Fort de ce résultat encourageant, l’équipe a ensuite testé cette technique de réplication de l’ADN modifiée d’E. Coli dans des conditions plus difficiles et dans différents milieux, liquides ou solides. Les résultats sont restés très satisfaisants. Au fil des réplications, la perte d’information par suppression de bases azotées ou par mutation a été négligeable et la croissance des bactéries n’a été ralentie que de 10 %, un chiffre remarquable. « Nous avons même réussi à assurer une bonne réplication en insérant deux paires de bases X et Y, au départ dans la bactérie, au lieu d’une seule », se félicite Thomas Lavergne, avant d’ajouter : « C’est important pour la suite car nous voulons pouvoir modifier plus largement l’ADN des organismes et donc placer plusieurs paires de bases X et Y à des endroits différents. »
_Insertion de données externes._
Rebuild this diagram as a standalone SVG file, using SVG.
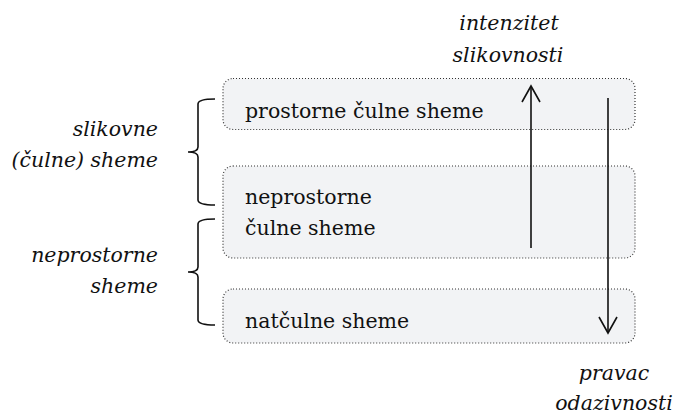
<svg xmlns="http://www.w3.org/2000/svg" width="679" height="415" viewBox="0 0 679 415">
  <defs>
    <style>
      .box { fill: #f2f3f5; stroke: #333; stroke-width: 1.2; stroke-dasharray: 1 2; }
      .lbl { font-family: 'DejaVu Serif', serif; font-size: 20.5px; fill: #111; }
      .it { font-style: italic; }
      .brace { fill: none; stroke: #111; stroke-width: 1.6; }
      .arr { fill: none; stroke: #111; stroke-width: 1.6; }
    </style>
    <marker id="vhead" viewBox="0 0 20 20" refX="17" refY="10" markerWidth="20" markerHeight="20" markerUnits="userSpaceOnUse" orient="auto">
      <path d="M 1 1 L 17 10 L 1 19" fill="none" stroke="#111" stroke-width="1.6"/>
    </marker>
  </defs>
  <rect width="679" height="415" fill="#fff"/>

  <g id="node-prostorne">
    <rect class="box" x="223" y="78.5" width="412" height="51" rx="10"/>
    <text class="lbl" x="245" y="118">prostorne čulne sheme</text>
  </g>
  <g id="node-neprostorne-culne">
    <rect class="box" x="223" y="166" width="412" height="92" rx="10"/>
    <text class="lbl" x="245" y="204">neprostorne</text>
    <text class="lbl" x="245" y="235">čulne sheme</text>
  </g>
  <g id="node-natculne">
    <rect class="box" x="223" y="289" width="412" height="54" rx="10"/>
    <text class="lbl" x="245" y="328">natčulne sheme</text>
  </g>

  <g id="group-slikovne">
    <path class="brace" d="M 215 99 Q 198 99 198 104 L 198 147 Q 198 152 188 152 Q 198 152 198 157 L 198 200 Q 198 205 215 205"/>
    <text class="lbl it" x="158" y="136" text-anchor="end">slikovne</text>
    <text class="lbl it" x="158" y="167" text-anchor="end">(čulne) sheme</text>
  </g>
  <g id="group-neprostorne">
    <path class="brace" d="M 215 219 Q 198 219 198 224 L 198 267 Q 198 272 188 272 Q 198 272 198 277 L 198 320 Q 198 325 215 325"/>
    <text class="lbl it" x="158" y="262" text-anchor="end">neprostorne</text>
    <text class="lbl it" x="158" y="293" text-anchor="end">sheme</text>
  </g>

  <g id="axis-labels">
    <text class="lbl it" x="509" y="30" text-anchor="middle">intenzitet</text>
    <text class="lbl it" x="508" y="62" text-anchor="middle">slikovnosti</text>
    <text class="lbl it" x="614" y="380" text-anchor="middle">pravac</text>
    <text class="lbl it" x="614" y="410" text-anchor="middle">odazivnosti</text>
  </g>

  <g id="connectors">
    <line class="arr" x1="531" y1="248" x2="531" y2="86" marker-end="url(#vhead)"/>
    <line class="arr" x1="608" y1="98" x2="608" y2="333" marker-end="url(#vhead)"/>
  </g>
</svg>
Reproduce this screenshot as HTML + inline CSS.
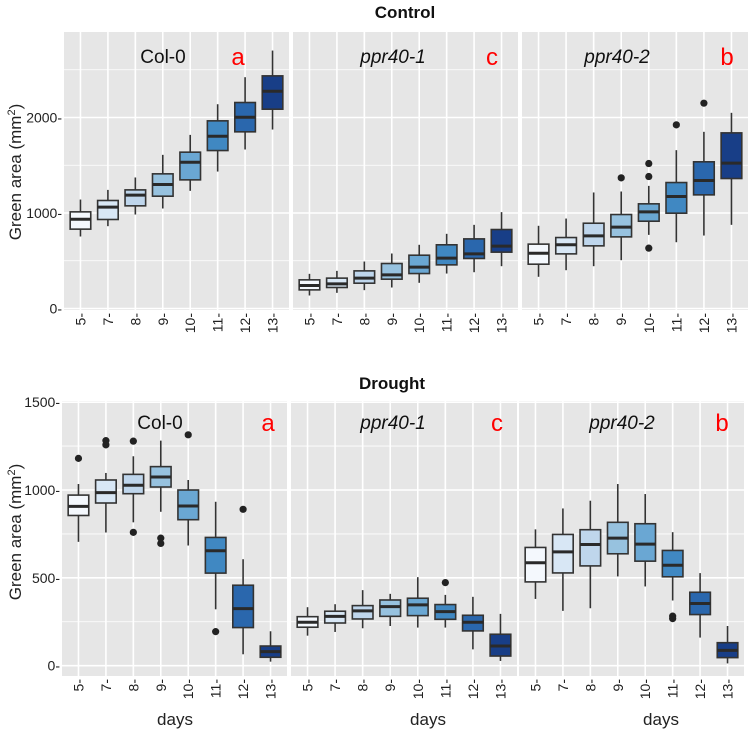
<!DOCTYPE html>
<html><head><meta charset="utf-8"><style>
html,body{margin:0;padding:0;background:#fff;}
svg{display:block;font-family:"Liberation Sans",Arial,sans-serif;}
</style></head><body>
<svg id="chart" width="749" height="732" viewBox="0 0 749 732" xmlns="http://www.w3.org/2000/svg"></svg>
<script>
// ---- data ----
const days = ['5','7','8','9','10','11','12','13'];
// each entry: [lower whisker, Q1, median, Q3, upper whisker]
const ctrlCol0 = [[754,831,935,1012,1141],[862,932,1061,1131,1242],[984,1075,1187,1242,1372],[1047,1176,1298,1410,1609],[1232,1347,1532,1637,1818],[1434,1654,1804,1965,2139],[1665,1850,2003,2157,2422],[1874,2087,2275,2436,2701]];
const ctrlP1 = [[136,195,241,300,363],[164,220,258,318,394],[192,265,318,394,492],[220,307,352,471,576],[269,366,433,558,667],[366,457,527,667,782],[380,524,572,729,876],[443,590,653,827,1009]];
const ctrlP2 = [[332,464,579,674,866],[401,572,667,743,942],[443,656,761,893,1215],[506,750,852,984,1225],[771,914,1012,1096,1284],[694,998,1173,1319,1658],[764,1190,1340,1536,1850],[876,1361,1522,1839,2049]];
const drCol0 = [[705,855,907,971,1034],[758,926,985,1057,1097],[816,979,1027,1089,1192],[876,1017,1074,1133,1281],[684,831,909,1000,1057],[321,527,654,730,933],[65,217,325,458,606],[23,48,80,112,196]];
const drP1 = [[171,219,247,279,333],[192,243,281,310,350],[213,266,312,342,430],[226,281,336,374,409],[217,285,346,384,504],[217,264,308,348,403],[93,198,247,287,392],[27,55,112,179,295]];
const drP2 = [[380,477,586,673,776],[312,528,648,747,895],[327,568,690,774,939],[508,637,726,816,1034],[451,595,692,808,977],[371,506,572,656,760],[160,291,354,418,527],[13,46,87,131,226]];
// outliers: [dayIndex, value]
const ctrlCol0Out = [];
const ctrlP1Out = [];
const ctrlP2Out = [[3,1368],[4,1518],[4,1382],[4,632],[5,1923],[6,2150]];
const drCol0Out = [[0,1180],[1,1281],[1,1257],[2,1278],[2,759],[3,726],[3,696],[4,1314],[5,194],[6,890]];
const drP1Out = [[5,473]];
const drP2Out = [[5,282],[5,268]];
const ctrlTicks = [0,1000,2000];
const ctrlMinor = [500,1500,2500];
const drTicks = [0,500,1000,1500];
const drMinor = [250,750,1250];
const fills = ['#f4f8fd','#d8e7f5','#bfd6ec','#97c2df','#6aa7d3','#4088c2','#2a67ad','#183e87'];

const NS='http://www.w3.org/2000/svg';
const svg=document.getElementById('chart');
function mk(tag,attrs,parent){const e=document.createElementNS(NS,tag);for(const k in attrs)e.setAttribute(k,attrs[k]);(parent||svg).appendChild(e);return e;}

function txt(s,attrs,name,parent){const t=mk('text',attrs,parent);t.textContent=s;


return t;}

function panel(cfg){
  const g=mk('g',{});
  
  
  const {x0,x1,yTop,yBot,zeroY,scale}=cfg;
  const yS=v=>zeroY-v*scale;
  const n=days.length, step=(x1-x0)/(n+0.2);
  const xS=i=>x0+step*(0.6+i);
  const bg=mk('rect',{x:x0,y:yTop,width:x1-x0,height:yBot-yTop,fill:'#e6e6e6'},g);
  
  
  cfg.minor.forEach(v=>{const l=mk('line',{x1:x0,x2:x1,y1:yS(v),y2:yS(v),stroke:'#fff','stroke-width':0.8},g);
    
    });
  cfg.ticks.forEach(v=>{const l=mk('line',{x1:x0,x2:x1,y1:yS(v),y2:yS(v),stroke:'#fff','stroke-width':1.6},g);
    
    });
  days.forEach((d,i)=>{const l=mk('line',{x1:xS(i),x2:xS(i),y1:yTop,y2:yBot,stroke:'#fff','stroke-width':1.6},g);
    
    
    const tx=xS(i)+5, ty=yBot+3;
    txt(d+'-',{x:tx,y:ty,'font-size':14,fill:'#222','text-anchor':'end',transform:`rotate(-90 ${tx} ${ty})`},'x-tick-label',g);
  });
  if(cfg.yLabels){cfg.ticks.forEach(v=>{txt(v+'-',{x:x0-2,y:yS(v)+5,'font-size':14,fill:'#222','text-anchor':'end'},'y-tick-label',g);});}
  const bw=step*0.75;
  cfg.data.forEach((s,i)=>{
    const bx=mk('g',{},g);
    
    
    const cx=xS(i);
    mk('line',{x1:cx,x2:cx,y1:yS(s[4]),y2:yS(s[3]),stroke:'#333','stroke-width':1.6},bx);
    mk('line',{x1:cx,x2:cx,y1:yS(s[1]),y2:yS(s[0]),stroke:'#333','stroke-width':1.6},bx);
    mk('rect',{x:cx-bw/2,y:yS(s[3]),width:bw,height:yS(s[1])-yS(s[3]),fill:fills[i],stroke:'#333','stroke-width':1.6},bx);
    mk('line',{x1:cx-bw/2,x2:cx+bw/2,y1:yS(s[2]),y2:yS(s[2]),stroke:'#2a2a2a','stroke-width':3},bx);
  });
  cfg.out.forEach(o=>{const c=mk('circle',{cx:xS(o[0]),cy:yS(o[1]),r:3.6,fill:'#222'},g);
    
    });
  txt(cfg.label,{x:cfg.lx,y:cfg.ly,'font-size':19,fill:'#111','text-anchor':'middle','font-style':cfg.italic?'italic':'normal'},'panel-genotype-label',g);
  txt(cfg.letter,{x:cfg.ax,y:cfg.ly+2,'font-size':24,fill:'#f00','text-anchor':'middle'},'significance-letter',g);
}

// Control row
const cT={yTop:32,yBot:310,zeroY:308.5,scale:0.0955,ticks:ctrlTicks,minor:ctrlMinor,ly:63};
panel({...cT,name:'control-col0-panel',x0:64,x1:289,data:ctrlCol0,out:ctrlCol0Out,label:'Col-0',italic:false,lx:163,letter:'a',ax:238,yLabels:true});
panel({...cT,name:'control-ppr40-1-panel',x0:293,x1:518,data:ctrlP1,out:ctrlP1Out,label:'ppr40-1',italic:true,lx:393,letter:'c',ax:492});
panel({...cT,name:'control-ppr40-2-panel',x0:522,x1:748,data:ctrlP2,out:ctrlP2Out,label:'ppr40-2',italic:true,lx:617,letter:'b',ax:727});
// Drought row
const dT={yTop:401,yBot:676,zeroY:665.7,scale:0.1757,ticks:drTicks,minor:drMinor,ly:429};
panel({...dT,name:'drought-col0-panel',x0:62,x1:287,data:drCol0,out:drCol0Out,label:'Col-0',italic:false,lx:160,letter:'a',ax:268,yLabels:true});
panel({...dT,name:'drought-ppr40-1-panel',x0:291,x1:517,data:drP1,out:drP1Out,label:'ppr40-1',italic:true,lx:393,letter:'c',ax:497});
panel({...dT,name:'drought-ppr40-2-panel',x0:519,x1:744,data:drP2,out:drP2Out,label:'ppr40-2',italic:true,lx:622,letter:'b',ax:722});

// Titles
txt('Control',{x:405,y:18,'font-size':17,'font-weight':'bold',fill:'#111','text-anchor':'middle'},'control-title');
txt('Drought',{x:392,y:389,'font-size':17,'font-weight':'bold',fill:'#111','text-anchor':'middle'},'drought-title');
// y axis titles
function ytitle(cy,name){const t=txt('',{x:21,y:cy,'font-size':17,fill:'#222','text-anchor':'middle',transform:`rotate(-90 21 ${cy})`},name);
  t.textContent='Green area (mm';const s=mk('tspan',{'font-size':11,dy:-6},t);s.textContent='2';const s2=mk('tspan',{dy:6},t);s2.textContent=')';}
ytitle(172,'control-y-axis-title');
ytitle(532,'drought-y-axis-title');
// x axis titles
[175,428,661].forEach(x=>txt('days',{x:x,y:725,'font-size':17,fill:'#222','text-anchor':'middle'},'x-axis-title'));
</script>
</body></html>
Les chercheurs ne veulent pas s’arrêter là. La réplication ADN-ADN avec ces deux nouvelles bases n’est qu’une première étape. La prochaine, c’est le passage de l’ADN à l’ARN afin par la suite de produire des protéines qui seraient constituées d’aminoacides modifiés par l’homme. « Il serait ainsi possible de fabriquer des protéines thérapeutiques totalement nouvelles. Cela ouvrirait des perspectives médicales extrêmement importantes. De plus, nous voulons aussi étendre cette technique à d’autres organismes qu’E. coli, notamment aux cellules eucaryotes », précise Thomas Lavergne.

Le chercheur tient également à rassurer sur cette découverte : « Nous avons montré qu’en l’absence des bases X et Y dans le milieu de culture, l’ADN semi-synthétique contenant par exemple ATGXC était rapidement converti en ADN naturel ATGAC. Ces bases X et Y étant exclusivement synthétiques et absentes de notre environnement, la propagation de ces organismes hors des frontières du laboratoire est donc impossible. »

Le bioconfinement est donc assuré dans cette étude aux résultats prometteurs qui n’est en fait que le début d’une nouvelle ère au sein d’une discipline en pleine expansion, la biologie de synthèse.